Da ministro Simone Veil è diventata, nell’ideologia abortista corrente, il simbolo del riscatto dalla vergogna delle donne “costrette a nascondere il loro stato, sole, senza nessuno che le protegga” e passibili della pena capitale secondo la legge del 1920. La depenalizzazione dell’aborto in Francia fu una battaglia campale, vinta grazie alla sinistra. Ma fu anche oggetto di reazioni dure e radicali da parte dei “cattolici integralisti”, come li ha definiti D’Ormesson, dei luterani e persino degli ebrei ortodossi.
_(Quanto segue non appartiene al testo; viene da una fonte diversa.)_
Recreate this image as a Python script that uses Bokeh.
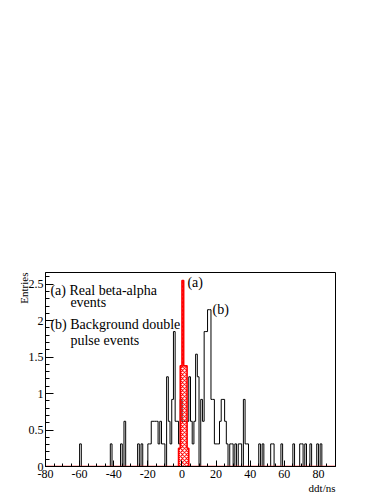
import numpy as np
from bokeh.plotting import figure
from bokeh.models import Range1d, SingleIntervalTicker, Title
from bokeh.embed import file_html
from bokeh.resources import INLINE
from bokeh.core.properties import value

# ---- data -------------------------------------------------------------
x_min, x_max = -80, 90
y_max = 2.66
bin_width = 1

# (b) background double pulse events: left bin edge (ns) and height
bkg_left = [-60, -42, -36, -34, -26, -24, -20, -19, -18, -17, -16, -15, -14,
            -13, -12, -11, -9, -8, -7, -6, -5, -4, -3, -2, -1, 0, 1, 2, 3,
            4, 5, 6, 7, 8, 9, 11, 12, 13, 14, 15, 16, 17, 18, 19, 20, 21,
            22, 23, 24, 25, 26, 28, 29, 31, 33, 34, 36, 37, 38, 45, 47, 52,
            53, 58, 65, 69, 70, 72, 75, 79, 81]
bkg_height = [0.31, 0.31, 0.31, 0.62, 0.31, 0.31, 0.31, 0.31, 0.62, 0.62,
              0.62, 0.62, 0.31, 0.62, 0.31, 0.31, 1.23, 0.62, 0.31, 0.92,
              1.85, 0.62, 0.62, 0.31, 0.92, 0.62, 0.62, 0.62, 0.62, 1.23,
              0.62, 0.31, 0.62, 1.54, 1.23, 0.92, 0.62, 1.85, 1.85, 2.15,
              2.15, 0.92, 0.92, 0.31, 0.31, 0.31, 0.62, 0.92, 0.92, 0.62,
              0.31, 0.31, 0.31, 0.31, 0.31, 0.31, 0.92, 0.31, 0.31, 0.31,
              0.31, 0.31, 0.31, 0.31, 0.31, 0.31, 0.31, 0.31, 0.31, 0.31,
              0.31]

# (a) real beta-alpha events
sig_left = [-2, -1, 0, 1, 2, 3]
sig_height = [0.25, 1.38, 2.55, 1.38, 1.38, 0.25]

x_ticks = [-80, -60, -40, -20, 0, 20, 40, 60, 80]
x_tick_labels = ["-80", "-60", "-40", "-20", "0", "20", "40", "60", "80"]
y_ticks = [0, 0.5, 1, 1.5, 2, 2.5]
y_tick_labels = ["0", "0.5", "1", "1.5", "2", "2.5"]

legend_lines = ["(a) Real beta-alpha", "events", "(b) Background double", "pulse events"]
legend_x = [-77.1, -65.4, -77.1, -65.4]
legend_y = [2.41, 2.25, 1.95, 1.73]
tag_text = ["(a)", "(b)"]
tag_x = [3.2, 17.9]
tag_y = [2.52, 2.15]

x_title = "ddt/ns"
y_title = "Entries"

FONT = "Liberation Serif"

# ---- build full histograms -------------------------------------------
edges = np.arange(x_min, x_max + bin_width, bin_width)
nb = len(edges) - 1
bkg = np.zeros(nb)
for b, v in zip(bkg_left, bkg_height):
    bkg[int((b - x_min) / bin_width)] = v
sig = np.zeros(nb)
for b, v in zip(sig_left, sig_height):
    sig[int((b - x_min) / bin_width)] = v

p = figure(width=374, height=492, output_backend="svg", toolbar_location=None,
           x_range=Range1d(x_min, x_max), y_range=Range1d(0, y_max),
           min_border_left=45, min_border_right=39, min_border_top=272,
           min_border_bottom=24)
p.background_fill_color = "white"
p.border_fill_color = "white"
p.outline_line_color = "black"
p.outline_line_width = 1
p.grid.visible = False

# background histogram outline
p.step(x=list(edges), y=list(bkg) + [bkg[-1]], mode="after",
       line_color="black", line_width=1)

# signal histogram: hatched fill + red outline
sel = sig > 0
p.quad(left=edges[:-1][sel], right=edges[1:][sel], bottom=0, top=sig[sel],
       fill_alpha=0, line_alpha=0, hatch_pattern="diagonal_cross",
       hatch_color="red", hatch_scale=4, hatch_weight=1.2)
p.step(x=list(edges), y=list(sig) + [sig[-1]], mode="after",
       line_color="red", line_width=1.6)

# axes
xa = p.xaxis[0]
xa.ticker = SingleIntervalTicker(interval=20, num_minor_ticks=4)
xa.major_label_overrides = {t: l for t, l in zip(x_ticks, x_tick_labels)}
ya = p.yaxis[0]
ya.ticker = SingleIntervalTicker(interval=0.5, num_minor_ticks=5)
ya.major_label_overrides = {t: l for t, l in zip(y_ticks, y_tick_labels)}
for ax, tin, min_in in ((xa, 6, 3), (ya, 8, 4)):
    ax.major_tick_in = tin
    ax.major_tick_out = 0
    ax.minor_tick_in = min_in
    ax.minor_tick_out = 0
    ax.axis_line_color = "black"
    ax.major_tick_line_color = "black"
    ax.minor_tick_line_color = "black"
    ax.major_label_text_font = FONT
    ax.major_label_text_font_size = "12px"
    ax.major_label_text_color = "black"
ya.major_label_standoff = 2
xa.major_label_standoff = 3

# texts
p.text(x=legend_x, y=legend_y, text=legend_lines, text_font=value(FONT),
       text_font_size="14px", text_baseline="middle", text_align="left",
       text_color="black")
p.text(x=tag_x, y=tag_y, text=tag_text, text_font=value(FONT),
       text_font_size="14px", text_baseline="middle", text_align="left",
       text_color="black")

p.add_layout(Title(text=y_title, align="right", text_font=FONT,
                   text_font_size="11px", text_font_style="normal",
                   text_color="black", standoff=-8), "left")
p.add_layout(Title(text=x_title, align="right", text_font=FONT,
                   text_font_size="11px", text_font_style="normal",
                   text_color="black", standoff=-2), "below")

open("out.html", "w").write(file_html(p, INLINE))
Proprio loro, a New York, nel 60° della liberazione di Auschwitz contestarono la scelta della Veil come rappresentante dei deportati.

 

Di quella battaglia che ha causato la morte di milioni di concepiti, oggi Simone Veil sembra prendere le distanze, quando riconosce “l’evidenza scientifica che sin dal concepimento si tratta di un essere vivente”. Ma non basta a fugare tutte le riserve sulla sua consacrazione. Alla messa gregoriana di domenica scorsa a Saint Nicolas du Chardonnet, la roccaforte dei lefebvriani dove il prete all’altare dà le spalle ai fedeli seguendo la liturgia antica, sono risuonate parole di fuoco contro “la Musa della morte” e la sua legge “iniqua che ha causato tante vittime innocenti”. Il parroco ha invitato i fedeli – molte donne col velo di pizzo e fanciulli dall’aria pia accanto ai genitori come negli anni Cinquanta – a manifestare sul Quai de Conti “contro un omaggio che disonora il prestigio di un istituto fondato da un cardinale rispettoso della legge divina”.